Cooper: Libya is no place for half measures
19 April 2011
Barry Cooper is a professor of political science at the University of Calgary. His column runs every second Wednesday.
(…)As for London and Paris, the most enthusiastic supporters of what their German critics are calling 19th-century gunboat diplomacy, they are now berating their allies for not doing enough. The military problem is already clear: the rebels are incapable of defeating the Libyan army, even with the application of outside air power. The political problem is also coming into focus: a stalemate means a NATO failure. Worse, even a stalemate cannot be sustained.

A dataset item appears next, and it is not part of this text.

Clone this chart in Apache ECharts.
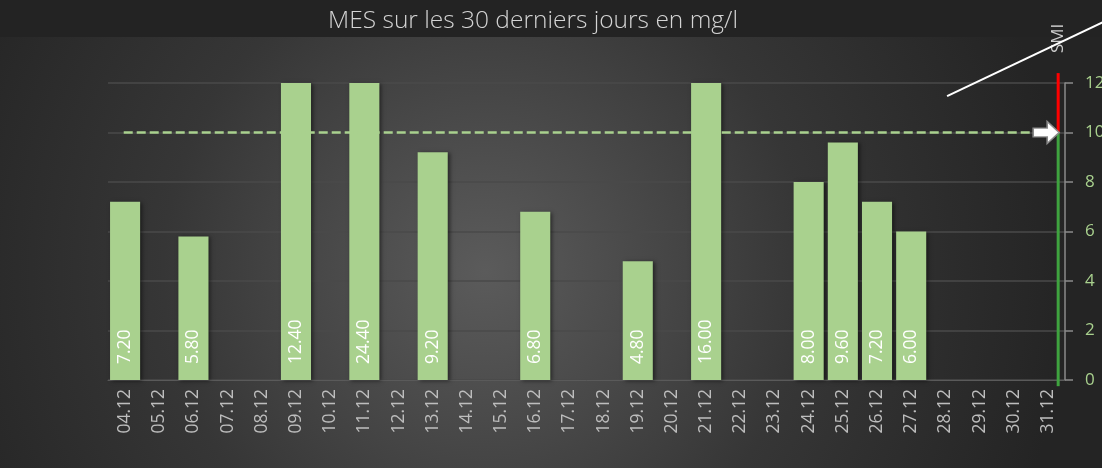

The main reason for what will soon be an obvious debacle is the disconnect between military strategy and the political purpose it is designed to achieve. For France and the U.K., their political purpose, regime change, required the one thing prohibited by the UN, the use of ground forces. Our problem, along with the Americans, is the foolishness of invoking responsibility to protect in the first place.
Canadian intervention in Libya is not peacekeeping. It is humanitarian war-fighting. The responsibility to protect doctrine dictates that we are protecting potential victims on one side of a civil war from slaughter by the other. Our military mission is therefore limited to preventing war crimes without regime change. But by definition, that means we are taking the side of the weak, rebels whose sole virtue seems to be their weakness, but whose political goal is, precisely, regime change.
There are even worse things to consider. First, it is idle to pretend that Gadhafi, however unpleasant, is not popular with a large number of Libyans. Second, the goal of humanitarian warfare, bringing war criminals to justice, also encourages them to prolong their fight because it makes plea bargains impossible. Likewise, our unwillingness to inflict civilian casualties, however reasonable it seems, also prolongs the killing by both sides. Instead of overwhelming force followed by a trial of Gadhafi at The Hague, we have the casual application of insufficient force leading to an extended and inconclusive conflict.
In short, because humanitarian wars are in principle senseless, they are also endless. Libya is a very tough neighbourhood; it is no place for half measures. Unfortunately, none of our political leaders has seen fit to point this out or even to bring it up for discussion.